## Task requirements
Give the data again exactly, from its opening line through the line in which "350, 375, 400];" appears.

## Data rows
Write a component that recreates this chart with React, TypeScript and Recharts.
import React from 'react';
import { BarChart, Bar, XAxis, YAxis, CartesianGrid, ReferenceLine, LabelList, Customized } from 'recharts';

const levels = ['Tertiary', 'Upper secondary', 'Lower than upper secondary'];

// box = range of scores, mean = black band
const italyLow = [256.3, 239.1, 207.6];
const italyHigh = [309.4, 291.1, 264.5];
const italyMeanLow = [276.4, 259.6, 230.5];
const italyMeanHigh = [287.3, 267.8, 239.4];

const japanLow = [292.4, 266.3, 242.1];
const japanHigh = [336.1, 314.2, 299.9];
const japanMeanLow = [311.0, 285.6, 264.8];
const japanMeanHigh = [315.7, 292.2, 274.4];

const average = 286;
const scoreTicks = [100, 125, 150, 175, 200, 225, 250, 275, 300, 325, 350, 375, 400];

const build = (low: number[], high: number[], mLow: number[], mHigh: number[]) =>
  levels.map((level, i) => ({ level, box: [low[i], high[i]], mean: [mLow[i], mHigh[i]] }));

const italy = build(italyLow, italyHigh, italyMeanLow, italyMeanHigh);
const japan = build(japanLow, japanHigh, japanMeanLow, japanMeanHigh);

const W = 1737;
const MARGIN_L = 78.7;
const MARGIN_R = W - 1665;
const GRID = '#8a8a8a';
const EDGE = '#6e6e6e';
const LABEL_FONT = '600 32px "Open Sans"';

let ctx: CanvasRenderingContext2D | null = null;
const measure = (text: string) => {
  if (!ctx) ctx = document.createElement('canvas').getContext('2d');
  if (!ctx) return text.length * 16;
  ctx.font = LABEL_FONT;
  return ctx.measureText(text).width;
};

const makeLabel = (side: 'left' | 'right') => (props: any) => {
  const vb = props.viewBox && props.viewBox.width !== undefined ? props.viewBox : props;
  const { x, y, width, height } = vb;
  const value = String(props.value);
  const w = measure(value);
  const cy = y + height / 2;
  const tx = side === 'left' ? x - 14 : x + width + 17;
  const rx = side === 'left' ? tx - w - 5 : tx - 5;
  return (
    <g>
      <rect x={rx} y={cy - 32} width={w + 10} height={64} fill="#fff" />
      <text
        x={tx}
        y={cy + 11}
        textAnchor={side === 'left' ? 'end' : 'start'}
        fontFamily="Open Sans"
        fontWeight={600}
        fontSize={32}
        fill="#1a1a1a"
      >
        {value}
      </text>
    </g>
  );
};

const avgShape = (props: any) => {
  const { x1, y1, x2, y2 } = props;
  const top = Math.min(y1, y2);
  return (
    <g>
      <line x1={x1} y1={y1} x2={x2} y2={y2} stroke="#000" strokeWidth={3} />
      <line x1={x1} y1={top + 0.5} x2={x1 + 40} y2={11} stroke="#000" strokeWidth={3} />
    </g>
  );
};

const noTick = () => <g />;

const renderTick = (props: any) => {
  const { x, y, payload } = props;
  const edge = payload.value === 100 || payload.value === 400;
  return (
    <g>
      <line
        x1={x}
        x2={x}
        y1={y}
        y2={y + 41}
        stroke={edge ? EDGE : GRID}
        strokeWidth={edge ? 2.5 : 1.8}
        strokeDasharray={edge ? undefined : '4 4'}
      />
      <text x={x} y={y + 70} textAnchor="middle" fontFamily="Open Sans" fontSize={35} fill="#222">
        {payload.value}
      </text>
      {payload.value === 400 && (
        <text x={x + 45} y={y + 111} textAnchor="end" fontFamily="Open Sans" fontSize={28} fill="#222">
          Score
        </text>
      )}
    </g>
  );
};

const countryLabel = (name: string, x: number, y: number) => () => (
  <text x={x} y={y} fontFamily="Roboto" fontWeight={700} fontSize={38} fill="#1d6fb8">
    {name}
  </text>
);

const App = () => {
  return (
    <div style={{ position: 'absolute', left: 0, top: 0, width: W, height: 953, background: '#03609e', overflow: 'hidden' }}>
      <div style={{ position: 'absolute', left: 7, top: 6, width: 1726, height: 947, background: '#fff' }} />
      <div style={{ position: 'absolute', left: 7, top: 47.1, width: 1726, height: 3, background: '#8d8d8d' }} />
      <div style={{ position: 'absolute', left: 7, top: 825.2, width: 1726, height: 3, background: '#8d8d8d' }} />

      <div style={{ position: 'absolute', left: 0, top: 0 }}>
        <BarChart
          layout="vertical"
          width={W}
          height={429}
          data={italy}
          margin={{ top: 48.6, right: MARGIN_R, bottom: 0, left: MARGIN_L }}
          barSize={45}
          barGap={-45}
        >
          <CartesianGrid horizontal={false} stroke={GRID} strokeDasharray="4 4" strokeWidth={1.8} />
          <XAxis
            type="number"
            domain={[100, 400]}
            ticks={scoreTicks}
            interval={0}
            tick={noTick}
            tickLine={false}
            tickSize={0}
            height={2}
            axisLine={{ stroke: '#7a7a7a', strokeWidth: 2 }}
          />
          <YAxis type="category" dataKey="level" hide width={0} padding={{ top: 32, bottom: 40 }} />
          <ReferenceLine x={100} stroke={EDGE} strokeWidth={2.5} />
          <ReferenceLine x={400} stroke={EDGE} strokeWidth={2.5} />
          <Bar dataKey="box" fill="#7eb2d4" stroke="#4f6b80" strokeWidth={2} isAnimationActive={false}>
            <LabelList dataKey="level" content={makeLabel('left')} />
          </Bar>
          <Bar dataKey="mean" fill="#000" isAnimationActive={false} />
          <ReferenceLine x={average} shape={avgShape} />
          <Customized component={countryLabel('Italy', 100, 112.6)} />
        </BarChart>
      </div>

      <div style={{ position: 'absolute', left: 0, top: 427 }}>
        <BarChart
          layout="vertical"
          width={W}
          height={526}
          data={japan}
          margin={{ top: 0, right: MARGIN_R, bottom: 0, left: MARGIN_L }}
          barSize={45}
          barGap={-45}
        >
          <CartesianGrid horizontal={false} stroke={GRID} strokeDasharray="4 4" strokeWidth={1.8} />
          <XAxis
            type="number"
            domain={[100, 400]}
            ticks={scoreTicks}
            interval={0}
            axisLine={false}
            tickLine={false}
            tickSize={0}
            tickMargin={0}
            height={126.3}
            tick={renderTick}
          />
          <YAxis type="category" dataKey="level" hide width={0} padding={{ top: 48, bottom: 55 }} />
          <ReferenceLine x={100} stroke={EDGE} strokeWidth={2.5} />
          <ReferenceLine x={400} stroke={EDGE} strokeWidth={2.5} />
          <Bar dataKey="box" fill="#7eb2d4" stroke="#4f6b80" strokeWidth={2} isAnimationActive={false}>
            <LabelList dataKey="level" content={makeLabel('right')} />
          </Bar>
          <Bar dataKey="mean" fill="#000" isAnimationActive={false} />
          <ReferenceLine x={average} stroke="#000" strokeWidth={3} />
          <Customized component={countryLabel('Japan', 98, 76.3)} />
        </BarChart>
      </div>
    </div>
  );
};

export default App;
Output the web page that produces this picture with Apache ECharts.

## Expected output
Write a component that recreates this chart with React, TypeScript and Recharts.
import React from 'react';
import { BarChart, Bar, XAxis, YAxis, CartesianGrid, ReferenceLine, LabelList, Customized } from 'recharts';

const levels = ['Tertiary', 'Upper secondary', 'Lower than upper secondary'];

// box = range of scores, mean = black band
const italyLow = [256.3, 239.1, 207.6];
const italyHigh = [309.4, 291.1, 264.5];
const italyMeanLow = [276.4, 259.6, 230.5];
const italyMeanHigh = [287.3, 267.8, 239.4];

const japanLow = [292.4, 266.3, 242.1];
const japanHigh = [336.1, 314.2, 299.9];
const japanMeanLow = [311.0, 285.6, 264.8];
const japanMeanHigh = [315.7, 292.2, 274.4];

const average = 286;
const scoreTicks = [100, 125, 150, 175, 200, 225, 250, 275, 300, 325, 350, 375, 400];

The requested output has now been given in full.